Recently, mainstream silicon (Si)-based materials and complementary metal oxide semiconductor (CMOS) technology have been used in developing extremely tiny sized (of a few nanometers) devices. However, with the reduction of transistor characteristic dimensions, many new challenges such as the short channel effect and high heat dissipation problems have emerged. Two-dimensional transition metal dichalcogenides (2D TMDs) are deemed the most promising semiconductor materials to conquer the challenge of the short channel effect owing to their excellent properties, including high mobility and atomic thickness.
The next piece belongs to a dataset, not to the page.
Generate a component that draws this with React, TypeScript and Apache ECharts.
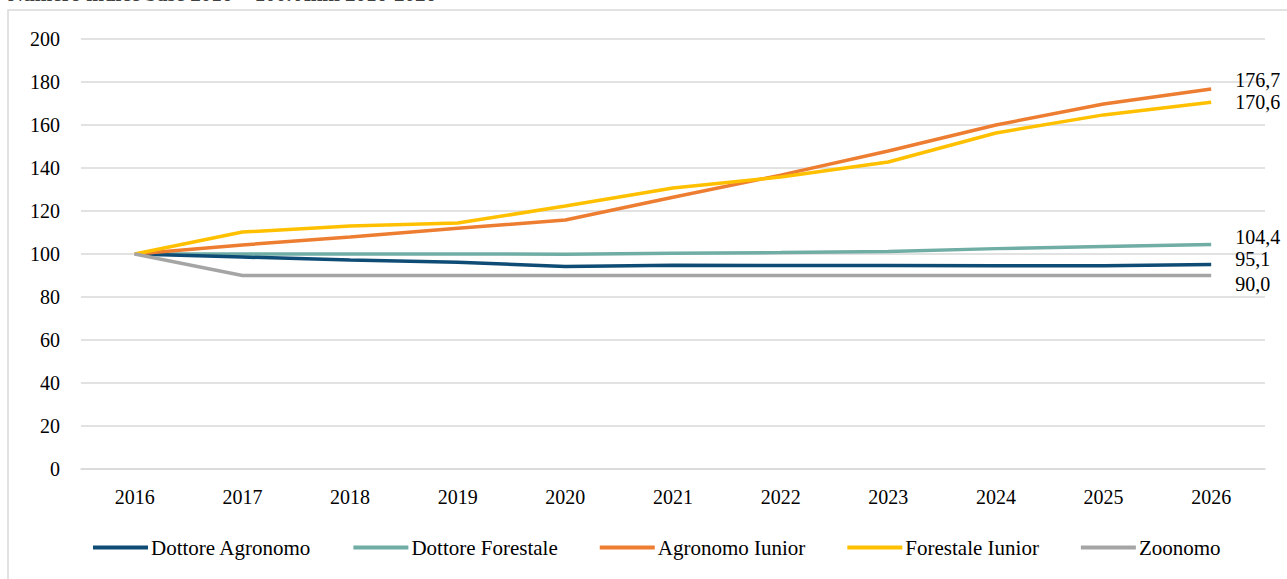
import React, { useEffect, useRef } from "react";
import * as echarts from "echarts";

const years = ["2016", "2017", "2018", "2019", "2020", "2021", "2022", "2023", "2024", "2025", "2026"];
const dottoreAgronomo = [100, 98.6, 97.2, 96.2, 94.2, 94.8, 94.6, 94.6, 94.5, 94.5, 95.1];
const dottoreForestale = [100, 100, 100, 100, 99.9, 100.3, 100.7, 101.2, 102.5, 103.5, 104.4];
const agronomoIunior = [100, 104.2, 107.9, 112, 115.8, 126.4, 136.7, 147.9, 160, 169.8, 176.7];
const forestaleIunior = [100, 110.2, 113, 114.4, 122.3, 130.7, 135.8, 142.8, 156.3, 164.7, 170.6];
const zoonomo = [100, 90, 90, 90, 90, 90, 90, 90, 90, 90, 90];
const seriesNames = ["Dottore Agronomo", "Dottore Forestale", "Agronomo Iunior", "Forestale Iunior", "Zoonomo"];
const seriesColors = ["#0f4c75", "#70ada5", "#ed7d31", "#ffc000", "#a5a5a5"];
const endLabelOffsets = [-6, -8, -9, 0, 8];
const titleText = "Numero indice base 2016 = 100. Anni 2016-2026 *";

const FONT = "'Liberation Serif', 'DejaVu Serif', serif";

export default function App() {
  const ref = useRef<HTMLDivElement>(null);
  useEffect(() => {
    if (!ref.current) return;
    const chart = echarts.init(ref.current, null, { renderer: "svg" });
    const allData = [dottoreAgronomo, dottoreForestale, agronomoIunior, forestaleIunior, zoonomo];
    chart.setOption({
      animation: false,
      textStyle: { fontFamily: FONT },
      graphic: [
        {
          type: "rect",
          shape: { x: 8, y: 10, width: 1400, height: 700 },
          style: { fill: "none", stroke: "#d9d9d9", lineWidth: 1.5 },
          silent: true,
        },
        {
          type: "text",
          x: 8,
          y: -17,
          style: { text: titleText, fontFamily: FONT, fontSize: 21, fontWeight: "bold", fill: "#404040" },
          silent: true,
        },
      ],
      grid: { left: 81, right: 22, top: 39, bottom: 110, containLabel: false },
      legend: {
        bottom: 16,
        left: 88,
        icon: "rect",
        itemWidth: 55,
        itemHeight: 4,
        itemGap: 42,
        textStyle: { fontFamily: FONT, fontSize: 21, color: "#000", padding: [0, 0, 0, -2] },
        data: seriesNames,
      },
      xAxis: {
        type: "category",
        data: years,
        boundaryGap: true,
        axisLine: { show: true, lineStyle: { color: "#d9d9d9", width: 1.5 } },
        axisTick: { show: false },
        axisLabel: { color: "#000", fontFamily: FONT, fontSize: 20, margin: 18 },
      },
      yAxis: {
        type: "value",
        min: 0,
        max: 200,
        interval: 20,
        axisLine: { show: false },
        axisTick: { show: false },
        splitLine: { lineStyle: { color: "#d9d9d9", width: 1.5 } },
        axisLabel: { color: "#000", fontFamily: FONT, fontSize: 20, margin: 21 },
      },
      series: seriesNames.map((name, i) => ({
        name,
        type: "line",
        data: allData[i],
        symbol: "none",
        lineStyle: { color: seriesColors[i], width: 3.5 },
        itemStyle: { color: seriesColors[i] },
        z: i === 1 ? 2 : 3,
        endLabel: {
          show: true,
          formatter: (p: any) => Number(p.value).toFixed(1).replace(".", ","),
          color: "#000",
          fontFamily: FONT,
          fontSize: 20,
          distance: 24,
          offset: [0, endLabelOffsets[i]],
        },
      })),
    });
    return () => chart.dispose();
  }, []);
  return <div ref={ref} style={{ position: "absolute", left: 0, top: 0, width: 1287, height: 579 }} />;
}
Nevertheless, Fermi-level pinning (FLP) occurs when TMDs are in direct contact with metal electrodes, which causes an uncontrollable Schottky barrier and a high contact resistance, limiting the device performance. In this review, we summarize the recent progress on how to circumvent FLP between 2D TMDs semiconductors and metals. Firstly, the related concepts, aiming to get an in-depth understanding of FLP are introduced. Secondly, we discuss the factors contributing to FLP in detail and the strategies of Fermi-level depinning according to these factors. Finally, we present a summary and outlook, which will provide a guideline for suppressing FLP in the process of fabricating high-performance 2D TMD devices.